Women: You Don't Want a Nice Guy
Women say they want the “Nice Guy.” But unfortunatly, the “Nice Guy” is not the man of your dreams; he’s the doof you think is your friend, that puts up with your craziness and listens to your bitching and you know will do anything you ask of him. Or he’s the fat, pimply nerdy guy that held the door open for you at the mall the other day. Or maybe he’s just a normal Joe, that for whatever reason you don’t notice ‘cause he’s not totally perfect. Point is: if you’re attracted or drawn to him, he’s not a “Nice Guy.”
Also, you don’t want a totally nice guy anyway. You want somone who’s a little bit of an ass. Its OK, its natural, its a dominant male trait (as long as he’s not an ass to you).
But you get guys who are mean. They seem sincere and nice until you get to know them then they are douchebags. They’re not “sweet” after you let them into your pants. Why? Because they’ve already gotten what they wanted. They’ll treat you just nice enough to get you to stay around maybe, but not treat you like the princess you want to be treated like.

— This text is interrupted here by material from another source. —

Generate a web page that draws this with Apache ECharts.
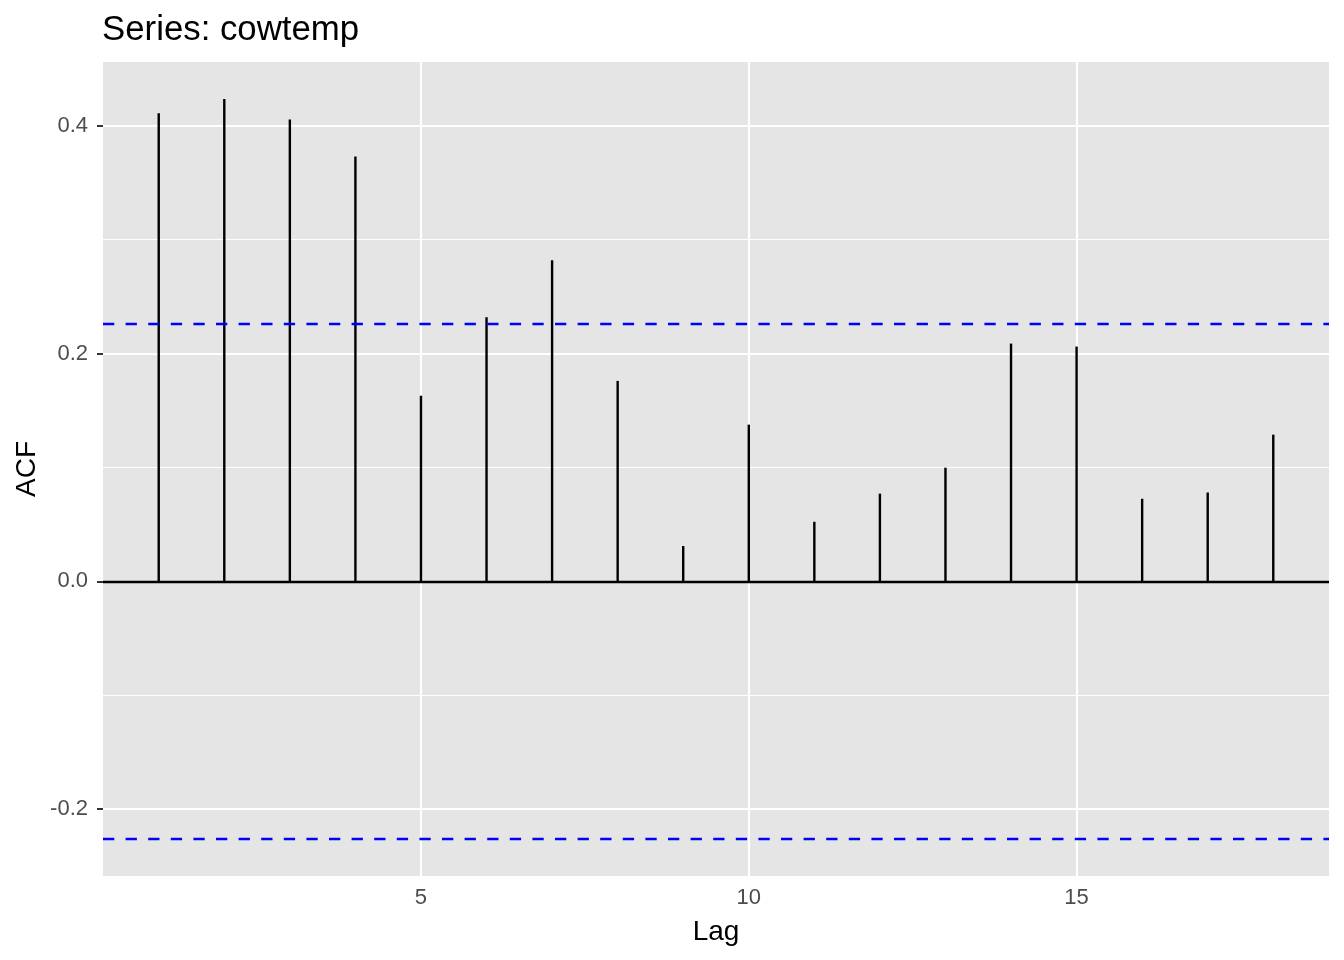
<!DOCTYPE html>
<html>
<head>
<meta charset="utf-8">
<script src="https://cdn.jsdelivr.net/npm/echarts@6/dist/echarts.min.js"></script>
<style>
html,body{margin:0;padding:0;background:#fff;}
#chart{width:1344px;height:960px;}
</style>
</head>
<body>
<div id="chart"></div>
<script>
const lags = [1, 2, 3, 4, 5, 6, 7, 8, 9, 10, 11, 12, 13, 14, 15, 16, 17, 18];
const acfValues = [0.411, 0.4236, 0.4055, 0.373, 0.163, 0.2319, 0.282, 0.176, 0.031, 0.1376, 0.0523, 0.077, 0.0998, 0.2088, 0.2062, 0.0725, 0.078, 0.1288];
const ciLimit = 0.2263;
const xTicks = [5, 10, 15];
const yTicks = [-0.2, 0.0, 0.2, 0.4];
const yMinorTicks = [-0.1, 0.1, 0.3];
const titleText = 'Series: cowtemp';
const xTitle = 'Lag';
const yTitle = 'ACF';

const FONT = '"Liberation Sans", Arial, Helvetica, sans-serif';
const stems = lags.map((l, i) => [l, acfValues[i]]);

const gridLines = [];
xTicks.forEach(v => gridLines.push({ xAxis: v, lineStyle: { color: '#ffffff', width: 2.2, type: 'solid' } }));
yTicks.forEach(v => gridLines.push({ yAxis: v, lineStyle: { color: '#ffffff', width: 2.2, type: 'solid' } }));
yMinorTicks.forEach(v => gridLines.push({ yAxis: v, lineStyle: { color: '#ffffff', width: 1.1, type: 'solid' } }));

const chart = echarts.init(document.getElementById('chart'), null, { renderer: 'canvas' });
chart.setOption({
  animation: false,
  backgroundColor: '#ffffff',
  title: {
    text: titleText,
    left: 102,
    top: 13,
    padding: 0,
    textStyle: { fontFamily: FONT, fontSize: 34.8, fontWeight: 'normal', color: '#000000' }
  },
  grid: {
    left: 103, right: 15, top: 62, bottom: 84,
    show: true, backgroundColor: '#E5E5E5', borderWidth: 0
  },
  xAxis: {
    type: 'value',
    min: 0.15, max: 18.85,
    axisLine: { show: false },
    splitLine: { show: false },
    axisTick: { show: true, customValues: xTicks, length: 6, lineStyle: { color: '#333333', width: 2 } },
    axisLabel: { customValues: xTicks, margin: 11, color: '#4D4D4D', fontFamily: FONT, fontSize: 22,
      formatter: v => String(v) }
  },
  yAxis: {
    type: 'value',
    min: -0.2588, max: 0.4561,
    axisLine: { show: false },
    splitLine: { show: false },
    axisTick: { show: true, customValues: yTicks, length: 6, lineStyle: { color: '#333333', width: 2 } },
    axisLabel: { customValues: yTicks, margin: 15, color: '#4D4D4D', fontFamily: FONT, fontSize: 22,
      formatter: v => v.toFixed(1) }
  },
  graphic: [
    { type: 'text', x: 716, y: 932, style: { text: xTitle, font: '28px ' + FONT, fill: '#000000', align: 'center', verticalAlign: 'middle' } },
    { type: 'text', x: 27, y: 469, rotation: Math.PI / 2, style: { text: yTitle, font: '28px ' + FONT, fill: '#000000', align: 'center', verticalAlign: 'middle' } }
  ],
  series: [
    {
      type: 'bar',
      data: stems,
      barWidth: 2.4,
      z: 3,
      itemStyle: { color: '#000000' },
      silent: true,
      markLine: {
        silent: true, symbol: 'none', z: 1, precision: 6,
        label: { show: false },
        data: gridLines
      }
    },
    {
      type: 'line',
      data: [],
      z: 5,
      markLine: {
        silent: true, symbol: 'none', z: 5, precision: 6,
        label: { show: false },
        data: [
          { yAxis: 0, lineStyle: { color: '#000000', width: 2.4, type: 'solid' } },
          { yAxis: ciLimit, lineStyle: { color: '#0000FF', width: 2.4, type: [11.3, 11.3] } },
          { yAxis: -ciLimit, lineStyle: { color: '#0000FF', width: 2.4, type: [11.3, 11.3] } }
        ]
      }
    }
  ]
});
</script>
</body>
</html>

Then there are those of you who actively seek richard craniums. Maybe its just the “Bad Boy” thing ingrained into your psyche. You want to live dangerously with the guy in a leather jacket who rides a motorcycle and beats people up in random bar fights. If thats what gets you excited, if thats the kind of guy you find yourself going after time and time again, you don’t want a “Nice Guy.”
You may always be hurt or get cheated on or get beaten or feel downtrodden and not special. But honestly, you put yourself in that situation.
Men are constantly getting blamed for making decisions from between the legs instead of with their heads or their hearts. If you find yourself in the situations that make you constantly lament the lack of good nice guys in the world, I submit that maybe its you who’re thinking between your legs. If you want to date a guy because he’s HOTTTT, but you can’t think of anything special he’s said or done to make you feel unique, if you honestly can’t think of anything stimulating to talk about with him, you’re propagating your own plight.
Caveat: If you really are looking for a nice guy and can’t seem to find one and have looked into all your possibilities, this does not apply to you. Go on Monster and get a job outside Saskatchewan where there are actually people to court you.